I got Scotts and I bent em the first day. The thing about aluminum is if u try and bend em back its a bitch, they dimple. Go with graphite i.e. the Scott Pro Taper.

Nonsense Poopypants
 
Rekker if ur talkin about Pollard in Stereotype that wasn't him not usin poles that was the guy he shared his section with his names Pete Mithoefer he used to be a pro skiboarder

 
get hallow aluminum poles, so when they bend, you can bend you can bend them back. i like poles that have softer grips so they dont bruise your hands as bad

-JeFf
 
get a nice light pole with a small handle so your fingers are free to grab. honestly it makes almost no difference though.

I am not doing the grabs because I am getting a thrill out of touching my ski-JP Auclair

Salad is what food eats
 
my favorite poles are those blue and yellow smith racing poles which are bent. bent poles in general are cool. also hot pink poles from a yard sale or something would be cool.

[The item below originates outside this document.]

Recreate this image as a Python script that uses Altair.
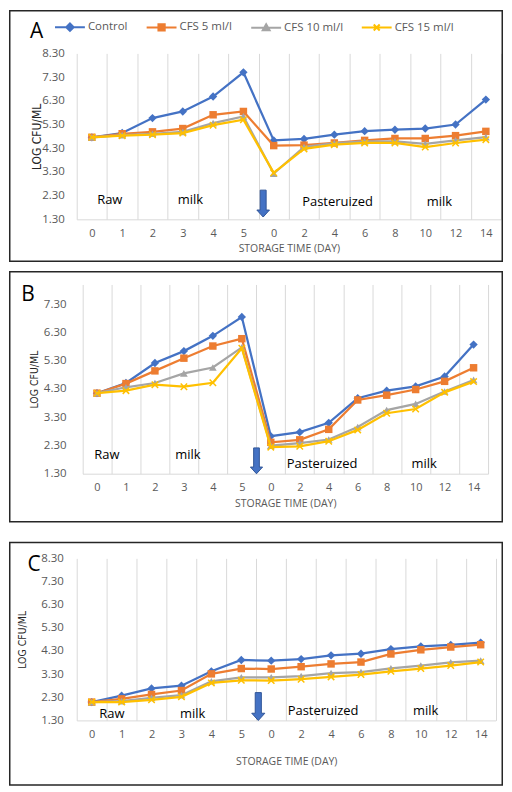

$$$$$$$$$$$$$$$$$$$$$$$$$$$$$$$$$$$$$$$$

I apologize in advance for my retarded posts. i just get that way sometimes...

 
I've tried getting expensive poles in the hope that they won't break but I just break them anyway so now I'm going shitty poles all the way. Most shite poles bend when expensive poles would just break anyway. you can just bend them back or leave em bent (bends add character anyway). A little advice for all the cheap bastards out there, wait till the end of the year when everyone's desperate to sell their shit and then get a few pairs of bargain basement poles for next season.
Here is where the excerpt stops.